==== PROVIDED DATA

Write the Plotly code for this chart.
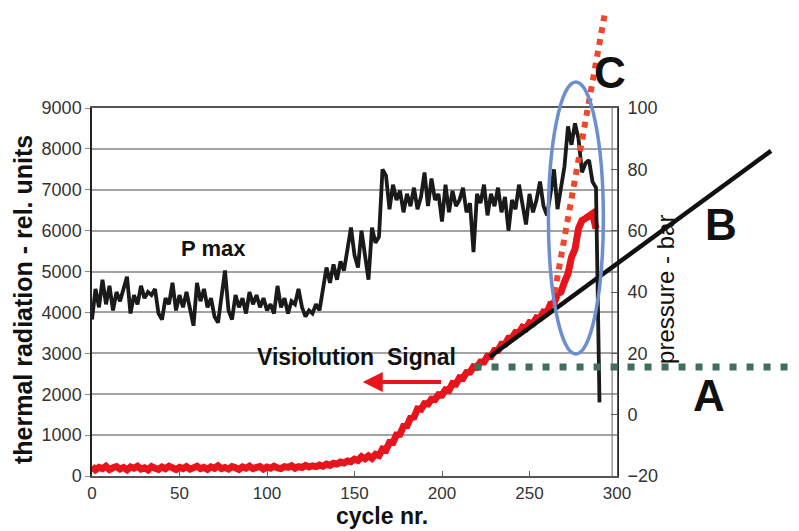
import plotly.graph_objects as go

# ---------------- data ----------------
cycles = list(range(0, 292, 2))  # cycle numbers, every 2nd cycle

# P max (pressure, bar)
p_max = [
    31, 41, 35, 44, 36, 42, 34, 40, 37, 41, 45, 33, 39, 36, 42, 38, 40, 39, 41, 33,
    31, 38, 36, 43, 34, 39, 35, 40, 34, 29, 43, 37, 41, 35, 38, 32, 30, 38, 47, 34,
    31, 39, 35, 38, 33, 40, 36, 39, 35, 38, 34, 36, 33, 42, 35, 38, 33, 37, 36, 41,
    35, 32, 34, 33, 36, 34, 41, 48, 43, 49, 44, 50, 47, 55, 61, 52, 48, 60, 52, 44,
    61, 56, 58, 80, 78, 67, 75, 70, 73, 66, 72, 68, 74, 67, 71, 79, 68, 77, 70, 72,
    63, 75, 66, 73, 68, 70, 74, 66, 69, 53, 72, 69, 75, 65, 72, 68, 74, 66, 71, 60,
    70, 67, 75, 69, 62, 72, 66, 70, 76, 68, 65, 72, 80, 67, 74, 81, 94, 88, 95, 90,
    79, 82, 83, 76, 74, 4,
]

# Visiolution signal (thermal radiation, rel. units)
visiolution = [
    230, 150, 210, 180, 240, 160, 200, 230, 170, 210, 150, 220, 190, 240, 170, 200,
    150, 230, 190, 160, 220, 180, 240, 200, 160, 210, 180, 230, 170, 200, 240, 180,
    210, 160, 220, 190, 250, 180, 210, 170, 230, 200, 160, 220, 190, 240, 180, 210,
    230, 170, 220, 190, 240, 200, 180, 230, 210, 250, 190, 230, 210, 260, 220, 250,
    230, 270, 240, 290, 260, 310, 290, 340, 320, 370, 350, 410, 380, 470, 420, 490,
    430, 530, 500, 660, 640, 820, 820, 1010, 1020, 1220, 1230, 1420, 1440, 1640, 1630, 1770,
    1760, 1880, 1870, 1990, 1980, 2110, 2100, 2260, 2250, 2400, 2390, 2530, 2540, 2670,
    2660, 2790, 2790, 2930, 2920, 3070, 3070, 3220, 3220, 3370, 3380, 3510, 3500, 3640,
    3610, 3750, 3730, 3870, 3860, 4010, 4000, 4200, 4220, 4450, 4500, 4750, 4950, 5350,
    5550, 6050, 6250, 6300, 6350, 6420, 6050,
]
vis_cycles = cycles[:len(visiolution)]

x_ticks = [0, 50, 100, 150, 200, 250, 300]
y_ticks = [0, 1000, 2000, 3000, 4000, 5000, 6000, 7000, 8000, 9000]
y2_ticks = [-20, 0, 20, 40, 60, 80, 100]

X_RANGE = [0, 300]
Y_RANGE = [0, 9000]
Y2_RANGE = [-20, 100]


def to_paper(c, v):
    """cycle / thermal-units -> paper coordinates (may lie outside 0..1)"""
    return ((c - X_RANGE[0]) / (X_RANGE[1] - X_RANGE[0]),
            (v - Y_RANGE[0]) / (Y_RANGE[1] - Y_RANGE[0]))


FONT = "Liberation Sans, Arial, sans-serif"

fig = go.Figure()
fig.add_trace(go.Scatter(
    x=vis_cycles, y=visiolution, mode="lines", name="Visiolution Signal",
    line=dict(color="#e8141c", width=7), yaxis="y"))
fig.add_trace(go.Scatter(
    x=cycles, y=p_max, mode="lines", name="P max",
    line=dict(color="#1a1a1a", width=3.8), yaxis="y2"))

shapes = []
# darker grid lines
for v in (5000, 7000):
    shapes.append(dict(type="line", xref="x", yref="y", x0=0, x1=300, y0=v, y1=v,
                       line=dict(color="#111", width=1.2), layer="below"))
# inner right border (double line)
shapes.append(dict(type="line", xref="x", yref="paper", x0=297.2, x1=297.2, y0=0, y1=1,
                   line=dict(color="#666", width=1)))

# A : green dotted horizontal
ax0, ay0 = to_paper(218.6, 2666)
ax1, ay1 = to_paper(404, 2666)
shapes.append(dict(type="line", xref="paper", yref="paper", x0=ax0, y0=ay0, x1=ax1, y1=ay1,
                   line=dict(color="#41705a", width=7, dash="7px,10px")))
# B : black solid
bx0, by0 = to_paper(227.2, 2911)
bx1, by1 = to_paper(388, 7950)
shapes.append(dict(type="line", xref="paper", yref="paper", x0=bx0, y0=by0, x1=bx1, y1=by1,
                   line=dict(color="#111", width=4.5)))
# C : red dotted
cx0, cy0 = to_paper(264.3, 4476)
cx1, cy1 = to_paper(293.4, 11398)
shapes.append(dict(type="line", xref="paper", yref="paper", x0=cx0, y0=cy0, x1=cx1, y1=cy1,
                   line=dict(color="#f0462a", width=6, dash="dot")))
# blue ellipse
ex0, ey0 = to_paper(260.8, 2984)
ex1, ey1 = to_paper(292.2, 9637)
shapes.append(dict(type="circle", xref="paper", yref="paper", x0=ex0, y0=ey0, x1=ex1, y1=ey1,
                   line=dict(color="#6d8fd0", width=3.5)))

annotations = []


def label(text, c, v, size, bold=True, angle=0, color="#111", yanchor="middle"):
    px, py = to_paper(c, v)
    annotations.append(dict(
        text=("<b>%s</b>" % text) if bold else text, x=px, y=py, xref="paper", yref="paper",
        showarrow=False, textangle=angle, xanchor="center", yanchor=yanchor,
        font=dict(family=FONT, size=size, color=color)))


label("C", 296, 9860, 44)
label("B", 359.6, 6140, 44)
label("A", 352.7, 1957, 44)
label("P max", 69.6, 5552, 22)
label("Visiolution&nbsp;&nbsp;Signal", 151.3, 2911, 23)
label("thermal radiation - rel. units", -39.4, 4305, 25, angle=-90)
label("pressure - bar", 328, 4550, 24, bold=False, angle=-90)
label("cycle nr.", 165.7, -600, 23, yanchor="top")

# arrow pointing left below the label
annotations.append(dict(
    x=154.7, y=2299, ax=200.3, ay=2299, xref="x", yref="y", axref="x", ayref="y",
    text="", showarrow=True, arrowhead=2, arrowsize=1, arrowwidth=4,
    arrowcolor="#e8141c", standoff=0))

# the page body adds an 8px offset, so the figure is 8px smaller than the window
fig.update_layout(
    width=791, height=523,
    margin=dict(l=84, r=182, t=100, b=55),
    paper_bgcolor="white", plot_bgcolor="white",
    showlegend=False,
    font=dict(family=FONT, size=18, color="#333"),
    xaxis=dict(range=X_RANGE, tickvals=x_ticks, ticks="inside", ticklen=5, tickcolor="#666",
               showline=True, linecolor="#555", linewidth=1.5, mirror=True,
               showgrid=False, zeroline=False, ticklabelstandoff=1,
               tickfont=dict(family=FONT, size=17, color="#333")),
    yaxis=dict(range=Y_RANGE, tickvals=y_ticks, ticks="outside", ticklen=5, tickcolor="#888",
               showline=True, linecolor="#222", linewidth=1.5, mirror=True,
               showgrid=True, gridcolor="#a3a3a3", gridwidth=2, zeroline=False,
               tickfont=dict(family=FONT, size=18, color="#333")),
    yaxis2=dict(range=Y2_RANGE, tickvals=y2_ticks, overlaying="y", side="right",
                ticks="inside", ticklen=6, tickcolor="#555", showline=True, linecolor="#555",
                showgrid=False, zeroline=False, ticklabelstandoff=6,
                tickfont=dict(family=FONT, size=18, color="#333")),
    shapes=shapes,
    annotations=annotations,
)

fig.write_html("out.html")
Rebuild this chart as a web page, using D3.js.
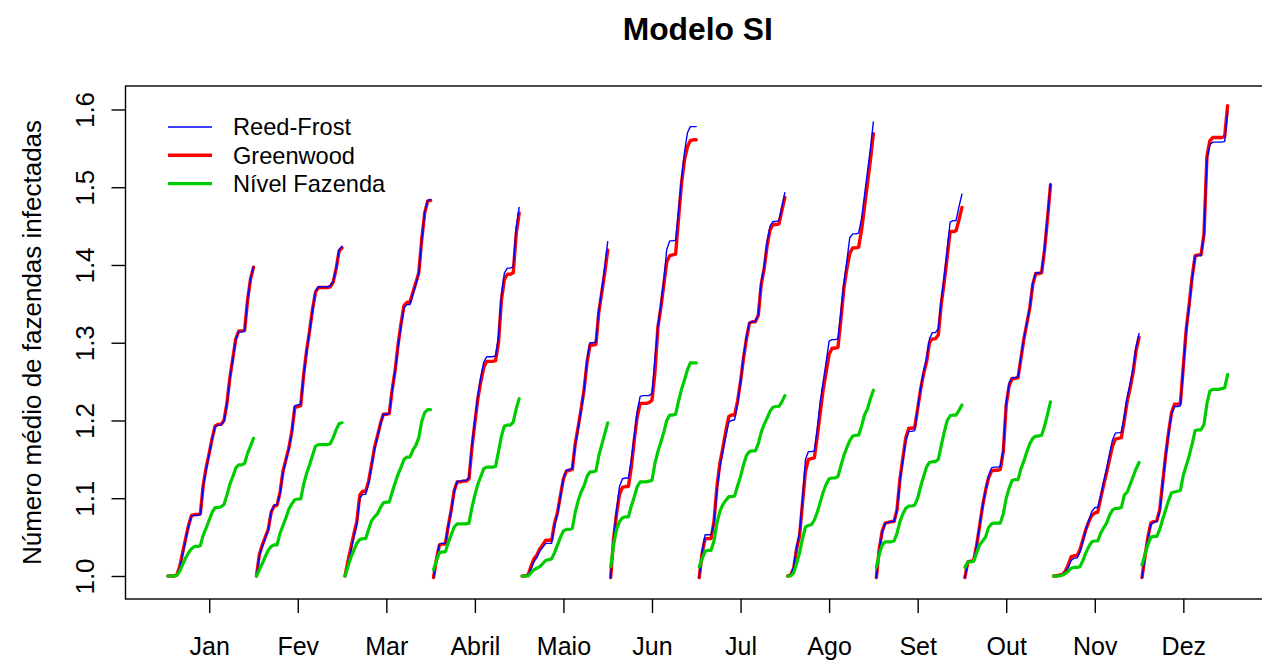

========

§ **STATED GOAL**
Reproduce, word for word, every line from the start of the records down to and including the line with "cycles = list(range(0, 292, 2))"; skip the pictures.

§ **RESPONSE BELOW**
Write the Plotly code for this chart.
import plotly.graph_objects as go

# ---------------- data ----------------
cycles = list(range(0, 292, 2))  # cycle numbers, every 2nd cycle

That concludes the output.